Part three of our “Dress-Up Games” series has a few more ideas to get more of the family involved. From dad and brother to little sister, everyone can take part in these dress-up games that are sure to bring fun and laughter as you watch everyone get into their role. With more of the family involved, it will help your little one with her social skills and help her in developing her emotional skills by being more empathetic to each family member involved.

Guess the person

This game is a bit like Pictionary but instead of drawing, you will put on pieces from your dress-up trunk and see if your little ones can guess the character or person. To make the game interesting, make sure to set a timer for each person’s turn. Also to avoid any confusion, make sure you get into teams so that an older person can write down the answer before dressing up. That way there’s no way of changing the answer because we all know little kids are known to change their minds at the blink of an eye.

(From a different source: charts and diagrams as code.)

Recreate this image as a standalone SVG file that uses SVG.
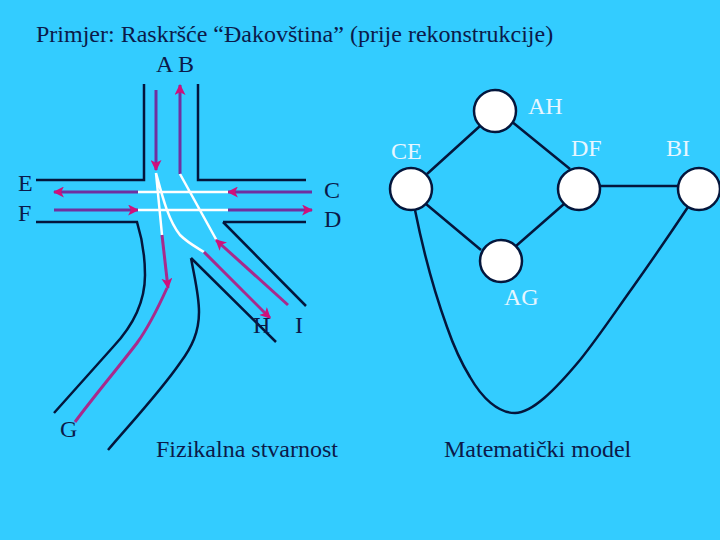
<svg xmlns="http://www.w3.org/2000/svg" width="720" height="540" viewBox="0 0 720 540">
<style>
text{font-family:"Liberation Serif","Times New Roman",serif;font-size:24px}
.d{fill:#0b1a4a}.w{fill:#e8f6ff}
.road{fill:none;stroke:#04163c;stroke-width:2.5}
.p{fill:none;stroke:#7030a0;stroke-width:3}
.m{fill:none;stroke:#a82a8c;stroke-width:3}
.y{fill:none;stroke:#fff;stroke-width:2.5}
.e{fill:none;stroke:#04163c;stroke-width:2.5}
.n{fill:#fff;stroke:#04163c;stroke-width:2.5}
</style>
<defs><marker id="a" viewBox="0 0 10 10" refX="9" refY="5" markerWidth="11" markerHeight="11" markerUnits="userSpaceOnUse" orient="auto"><path d="M0 0L10 5L0 10L2.5 5Z" fill="#d0107a"/></marker></defs>
<rect width="720" height="540" fill="#33ccff"/>
<text class="d" x="36" y="42">Primjer: Raskršće “Đakovština” (prije rekonstrukcije)</text>
<text class="d" x="156" y="72">A B</text>
<g id="roads">
<path class="road" d="M144 84V180H36M198 84V180H306M36 222H137C141 235 145 255 145 275C145 306 130 329 113 347L54 413M223 222H306M223 222L306 306M191 258C195 280 199 295 199 312C199 332 192 347 180 363C160 392 130 424 108 450M191 258L276 342"/>
</g>
<g id="arrows">
<path class="p" d="M156 90V170" marker-end="url(#a)"/>
<path class="p" d="M180 174V85" marker-end="url(#a)"/>
<path class="p" d="M138 192H54" marker-end="url(#a)"/>
<path class="p" d="M54 210H138" marker-end="url(#a)"/>
<path class="p" d="M312 192H228" marker-end="url(#a)"/>
<path class="p" d="M228 210H312" marker-end="url(#a)"/>
<path class="y" d="M138 192H228M138 210H228M156 173L162 235M156 173C162 195 168 220 180 235C188 243 196 247 204 252M180 174L217 241"/>
<path class="m" d="M162 235L168 288" marker-end="url(#a)"/>
<path class="m" d="M167 288C158 308 150 325 137 343C118 368 95 395 75 422"/>
<path class="m" d="M204 252L270 318" marker-end="url(#a)"/>
<path class="m" d="M288 305L216 240" marker-end="url(#a)"/>
</g>
<text class="d" x="18" y="191">E</text>
<text class="d" x="18" y="221">F</text>
<text class="d" x="324" y="198">C</text>
<text class="d" x="324" y="227">D</text>
<text class="d" x="253" y="333">H</text>
<text class="d" x="295" y="333">I</text>
<text class="d" x="60" y="437">G</text>
<text class="d" x="156" y="457">Fizikalna stvarnost</text>
<text class="d" x="444" y="457">Matematički model</text>
<g id="connectors">
<path class="e" d="M480 126L427 174M511 121L570 169M426 204L481 250M564 204L516 246M600 186H678M415 210C420 235 430 280 447 327C455 350 462 364 470 377C482 398 498 413 515 413C532 413 555 390 580 360C600 335 615 312 633 287C655 256 672 231 690 204"/>
</g>
<g id="AH"><circle class="n" cx="495" cy="111" r="21"/><text class="w" x="528" y="114">AH</text></g>
<g id="CE"><circle class="n" cx="411" cy="189" r="21"/><text class="w" x="391" y="159">CE</text></g>
<g id="DF"><circle class="n" cx="579" cy="189" r="21"/><text class="w" x="571" y="156">DF</text></g>
<g id="BI"><circle class="n" cx="699" cy="189" r="21"/><text class="w" x="666" y="156">BI</text></g>
<g id="AG"><circle class="n" cx="501" cy="261" r="21"/><text class="w" x="504" y="305">AG</text></g>
</svg>
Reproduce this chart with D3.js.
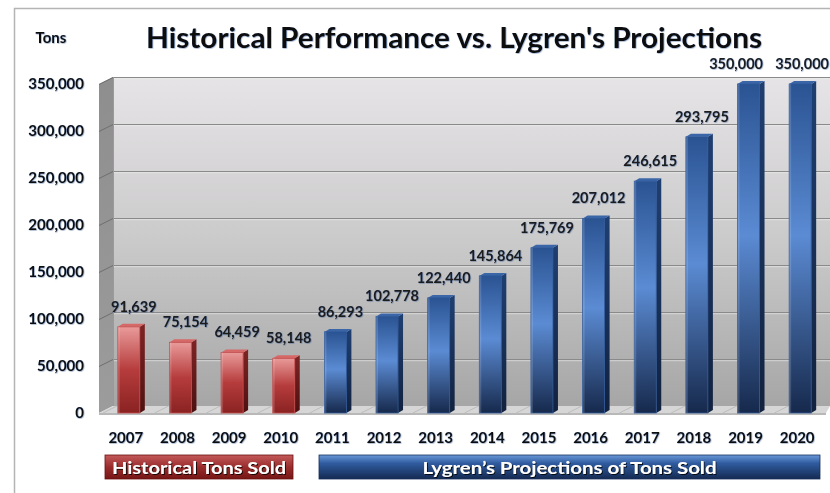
<!DOCTYPE html>
<html><head><meta charset="utf-8">
<script src="https://cdn.jsdelivr.net/npm/d3@7"></script>
<style>
html,body{margin:0;padding:0;background:#fff;}
svg{display:block;font-family:Lato,"Open Sans",sans-serif;}
</style></head>
<body>
<svg id="c" width="830" height="493"></svg>
<script>
const years = ['2007','2008','2009','2010','2011','2012','2013','2014','2015','2016','2017','2018','2019','2020'];
const tons = [91639, 75154, 64459, 58148, 86293, 102778, 122440, 145864, 175769, 207012, 246615, 293795, 350000, 350000];
const seriesOf = ['hist','hist','hist','hist','proj','proj','proj','proj','proj','proj','proj','proj','proj','proj'];
const yTicks = [0, 50000, 100000, 150000, 200000, 250000, 300000, 350000];
const legendLabels = ['Historical Tons Sold', 'Lygren\u2019s Projections of Tons Sold'];
const titleText = "Historical Performance vs. Lygren's Projections";
const yTitle = 'Tons';

const svg = d3.select('#c');
const defs = svg.append('defs');
const fmt = d3.format(',');

function lg(id, stops, x2, y2){
  const g = defs.append('linearGradient').attr('id', id).attr('x1',0).attr('y1',0).attr('x2',x2).attr('y2',y2);
  stops.forEach(s=>g.append('stop').attr('offset',s[0]).attr('stop-color',s[1]));
}
lg('wall', [[0,'#e6e4e6'],[0.5,'#cbcacb'],[1,'#a6a6a6']],0,1);
lg('side', [[0,'#8e8e8e'],[1,'#9c9c9c']],0,1);
lg('histFront', [[0,'#e99a9a'],[0.5,'#b63c3c'],[1,'#8a2222']],0,1);
lg('histSide', [[0,'#7e2424'],[1,'#4f1010']],0,1);
lg('projFront', [[0,'#2a5392'],[0.46,'#5b8bd3'],[1,'#16294c']],0,1);
lg('projSide', [[0,'#1f3f72'],[1,'#12223f']],0,1);
lg('legRed', [[0,'#c45a5a'],[0.5,'#9a2c2c'],[1,'#761616']],0,1);
lg('legBlue', [[0,'#6a98d8'],[0.35,'#2f5b9e'],[1,'#142a52']],0,1);

const f = defs.append('filter').attr('id','glow').attr('x','-10%').attr('y','-30%').attr('width','120%').attr('height','160%');
f.append('feDropShadow').attr('dx',0.6).attr('dy',0.6).attr('stdDeviation',0.7).attr('flood-color','#2a4f8a').attr('flood-opacity',0.55);
const f2 = defs.append('filter').attr('id','tshadow').attr('x','-10%').attr('y','-30%').attr('width','120%').attr('height','160%');
f2.append('feDropShadow').attr('dx',1).attr('dy',1).attr('stdDeviation',0.6).attr('flood-color','#000').attr('flood-opacity',0.8);

// outer frame
svg.append('path').attr('d','M14.5,493 L14.5,8.5 L830,8.5').attr('fill','none').attr('stroke','#b4b4b4').attr('stroke-width',1.5);

const x = d3.scaleBand().domain(years).range([103, 826]).paddingInner(0.574).paddingOuter(0.287);
const y = d3.scaleLinear().domain([0, 350000]).range([413, 84]);
const DX = 14, DY = -7;
const xL = 99, xR = 830;

// back wall
svg.append('rect').attr('x', xL+DX).attr('y', y(350000)+DY).attr('width', xR-(xL+DX)).attr('height', y(0)-y(350000)).attr('fill','url(#wall)');
// side wall
svg.append('path').attr('d', `M${xL},${y(350000)} L${xL+DX},${y(350000)+DY} L${xL+DX},${y(0)+DY} L${xL},${y(0)} Z`).attr('fill','url(#side)');
// floor
svg.append('path').attr('d', `M${xL},${y(0)} L${xL+DX},${y(0)+DY} L${xR},${y(0)+DY} L${xR-4},${y(0)} Z`).attr('fill','#d6d6d6');
svg.append('rect').attr('x',xL).attr('y',y(0)).attr('width',xR-4-xL).attr('height',2).attr('fill','#b8b8b8');
years.forEach(yr=>{
  const bx = x(yr) - x.step()*x.paddingInner()/2;
  svg.append('line').attr('x1',bx).attr('x2',bx+DX).attr('y1',y(0)).attr('y2',y(0)+DY).attr('stroke','#bdbdbd').attr('stroke-width',1);
});

// gridlines
const grid = svg.append('g');
yTicks.forEach(v=>{
  if (v===0) return;
  grid.append('line').attr('x1',xL+DX).attr('x2',xR).attr('y1',y(v)+DY+0.5).attr('y2',y(v)+DY+0.5).attr('stroke','#8a8a8a').attr('stroke-width',1.2);
  grid.append('line').attr('x1',xL+DX).attr('x2',xR).attr('y1',y(v)+DY+1.7).attr('y2',y(v)+DY+1.7).attr('stroke','#efefef').attr('stroke-width',0.8).attr('opacity',0.7);
  grid.append('line').attr('x1',xL).attr('x2',xL+DX).attr('y1',y(v)+0.5).attr('y2',y(v)+DY+0.5).attr('stroke','#6e6e6e').attr('stroke-width',1);
});
svg.append('line').attr('x1',xL+DX+0.5).attr('x2',xL+DX+0.5).attr('y1',y(350000)+DY).attr('y2',y(0)+DY).attr('stroke','#9a9a9a');

// bars
const bw = x.bandwidth(), bd = 5, bdy = -3;
const bars = svg.append('g');
years.forEach((yr,i)=>{
  const v = tons[i], s = seriesOf[i];
  const x0 = x(yr), yt = y(v), yb = y(0);
  const g = bars.append('g');
  g.append('path').attr('d', `M${x0+bw},${yt} L${x0+bw+bd},${yt+bdy} L${x0+bw+bd},${yb+bdy} L${x0+bw},${yb} Z`).attr('fill', `url(#${s}Side)`);
  g.append('path').attr('d', `M${x0},${yt} L${x0+bd},${yt+bdy} L${x0+bw+bd},${yt+bdy} L${x0+bw},${yt} Z`).attr('fill', s==='hist' ? '#d66868' : '#3a66a8');
  g.append('rect').attr('x', x0).attr('y', yt).attr('width', bw).attr('height', yb-yt).attr('fill', `url(#${s}Front)`)
    .attr('stroke', s==='hist' ? '#c44a4a' : '#2d5799').attr('stroke-width', 0.8);
  g.append('rect').attr('x', x0).attr('y', yt).attr('width', 2).attr('height', yb-yt).attr('fill', '#ffffff').attr('opacity', 0.15);
});

// data labels: centred over bars, kept inside the picture, equal neighbours spread apart
const labels = svg.append('g').selectAll('text').data(years).join('text')
  .attr('y', (d,i)=>y(tons[i])-15)
  .attr('text-anchor','middle').attr('font-size',14.5).attr('font-weight','bold').attr('fill','#1a1a1a')
  .attr('filter','url(#glow)')
  .text((d,i)=>fmt(tons[i]));
const widths = labels.nodes().map(n=>n.getComputedTextLength());
const lx = years.map((d,i)=>Math.min(x(d)+bw/2+5, 829 - widths[i]/2));
const minGap = 66;
for (let i = lx.length-2; i >= 0; i--) {
  if (tons[i] === tons[i+1] && lx[i+1]-lx[i] < minGap) lx[i] = lx[i+1]-minGap;
}
labels.attr('x', (d,i)=>lx[i]);

// y axis labels
svg.append('g').selectAll('text').data(yTicks).join('text')
  .attr('x', 84).attr('y', d=>y(d)+5).attr('text-anchor','end')
  .attr('font-size',15).attr('font-weight','bold').attr('fill','#111').attr('filter','url(#glow)')
  .text(d=>fmt(d));

// x axis labels
svg.append('g').selectAll('text').data(years).join('text')
  .attr('x', d=>x(d)+bw/2-3).attr('y', 443).attr('text-anchor','middle')
  .attr('font-size',15).attr('font-weight','bold').attr('fill','#111').attr('filter','url(#glow)')
  .text(d=>d);

// titles
svg.append('text').attr('x',51).attr('y',43).attr('text-anchor','middle').attr('font-size',15).attr('font-weight','bold').attr('fill','#111').attr('filter','url(#glow)').text(yTitle);
svg.append('text').attr('x',146).attr('y',48).attr('font-size',28).attr('font-weight','bold').attr('fill','#0a0a0a')
  .attr('textLength',616).attr('lengthAdjust','spacingAndGlyphs').attr('filter','url(#glow)').text(titleText);

// legend boxes
const legs = [
  {x0:105, x1:293, fill:'url(#legRed)', stroke:'#6a1010'},
  {x0:319, x1:820, fill:'url(#legBlue)', stroke:'#17305e'}
];
const tlen = [174, 294];
legs.forEach((l,i)=>{
  svg.append('rect').attr('x',l.x0).attr('y',455).attr('width',l.x1-l.x0).attr('height',24).attr('fill',l.fill).attr('stroke',l.stroke).attr('stroke-width',0.8);
  svg.append('text').attr('x',(l.x0+l.x1)/2 - (tlen[i])/2).attr('y',474).attr('font-size',17).attr('font-weight','bold').attr('fill','#fff')
    .attr('textLength',tlen[i]).attr('lengthAdjust','spacingAndGlyphs').attr('filter','url(#tshadow)').text(legendLabels[i]);
});
</script>
</body></html>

Play out a place of business

Does your little one dream of being a librarian, a doctor or a chef? This is the perfect time to set the scene with props as she dresses up. By setting books around the room, you can turn it into her favorite library and she can help you check out a couple of books you can read together. If she’s feeling like a chef, you can either purchase some play food items or bring some cardboard boxes down from your pantry that are safe for her to pretend with. Set up a little table and create menus together so you and the rest of the family can order what she’s cooking up. These boxes can also be used to play out a grocery store scene. So next time you’re about to toss that empty carton, make sure to save it so that she can create the grocery store of her imagination.

Put on a play

Putting on a play allows her to be front and center in the character that she dreams of becoming while showing off to an audience. A play doesn’t have to be long, it can be something around 20 minutes. The best thing about this type of play is that you don’t have to do much. Besides getting in character, your little one will give you direction on the setting. From there, it’s just taking cues from her. You can even set up a little stage and have a couple family members be the audience.

The reason kids love playing dress-up is because there’s no rules or limit to what they can imagine and be. Let them be the boss anytime you’re ready to play, and watch how independent and how much their vocabulary has developed. You’ll have fun seeing how much they have learned on their own and from imitating what’s around them.